Todos os dias da semana, a equipe da America se reúne às 10h da manhã para debater vários aspectos do nosso trabalho. Dadas as realidades da pandemia e da vida justa no século XXI, não podemos fazer tudo isso pessoalmente. Algumas pessoas estão no escritório, enquanto outras participam a partir de suas casas.
O nosso editor de produção, Robert Collins, SJ, embora seja o mais antigo entre nós, sempre tem as melhores contribuições quando se conecta conosco. Ultimamente, ele tem usado como pano de fundo da tela uma sala de aula animada, em que várias frutas e objetos escolares estão sentados ao seu redor. É uma fonte frequente de conversa e deleite.
Mas, depois de semanas vendo isso, eu comecei inconscientemente a acreditar que o Pe. Collins vive em algum tipo de ambiente espaçoso (não, eu não acho que ele vive em uma sala de aula animada, povoada por frutas antropomorfizadas. Ou, se acreditasse, seria apenas levemente. Eu gosto da maçã animada). Então, algumas semanas atrás, ele e eu fizemos uma videochamada, e eu descobri que a sua sala física real é muito simples – você sabe, assim como a de todo mundo.

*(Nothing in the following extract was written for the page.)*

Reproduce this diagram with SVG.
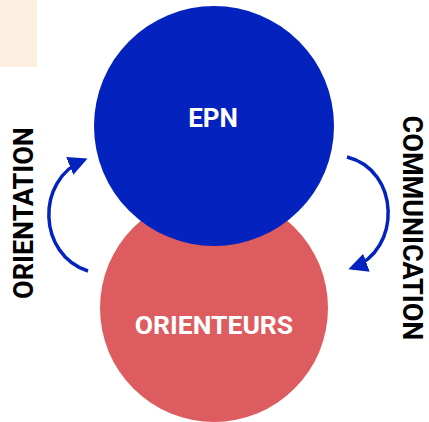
<svg xmlns="http://www.w3.org/2000/svg" width="429" height="422" viewBox="0 0 429 422">
<style>
.lbl{font-family:Roboto,"Liberation Sans",sans-serif;font-weight:bold;fill:#fff;text-anchor:middle}
.side{font-family:Roboto,"Liberation Sans",sans-serif;font-weight:bold;fill:#000;text-anchor:middle;font-size:27px}
.conn{fill:none;stroke:#0322BE;stroke-width:3.5}
</style>
<defs>
<marker id="ah" viewBox="0 0 10 10" refX="8" refY="5" markerWidth="5.5" markerHeight="5.5" orient="auto" markerUnits="strokeWidth">
<path d="M0,0 L10,5 L0,10 Z" fill="#0322BE"/>
</marker>
</defs>
<rect x="0" y="0" width="37" height="67" fill="#FCEFE0"/>
<g id="orienteurs">
<circle cx="214" cy="308" r="114" fill="#DD5C60"/>
<text class="lbl" x="214" y="334" font-size="26.5">ORIENTEURS</text>
</g>
<g id="epn">
<circle cx="214" cy="126" r="120" fill="#0322BE"/>
<text class="lbl" x="213" y="127" font-size="26">EPN</text>
</g>
<g id="connectors">
<path class="conn" d="M88,271 C38,255 35,180 84,160" marker-end="url(#ah)"/>
<path class="conn" d="M347,157 C400,170 402,250 352,268" marker-end="url(#ah)"/>
</g>
<text class="side" transform="translate(33,213) rotate(-90)">ORIENTATION</text>
<text class="side" transform="translate(403,228) rotate(90)">COMMUNICATION</text>
</svg>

E aí está o busílis do que Mark Zuckerberg está vendendo. Um metaverso oferece uma chance de superar obstáculos e de interagir de uma forma interessante, talvez para tornar a vida cotidiana mais divertida e onírica e, supostamente, muito mais amigável ao clima também (de onde obteremos a energia para alimentar todos esses hologramas? Quem se importa! Vamos viver em um videogame!).
No entanto, no fim das contas, independentemente de quais “patches” ou complementos os gurus da tecnologia do Vale do Silício possam oferecer (pelo preço baixo, muito baixo, da nossa privacidade e saúde mental), continuamos sendo, agora e para sempre, criaturas encarnadas vivendo em um mundo físico. E, ao invés de isso ser um motivo para enviar um emoji tridimensional de rosto triste por meio de uma coruja holográfica, nós, católicos, acreditamos que se trata de uma bênção.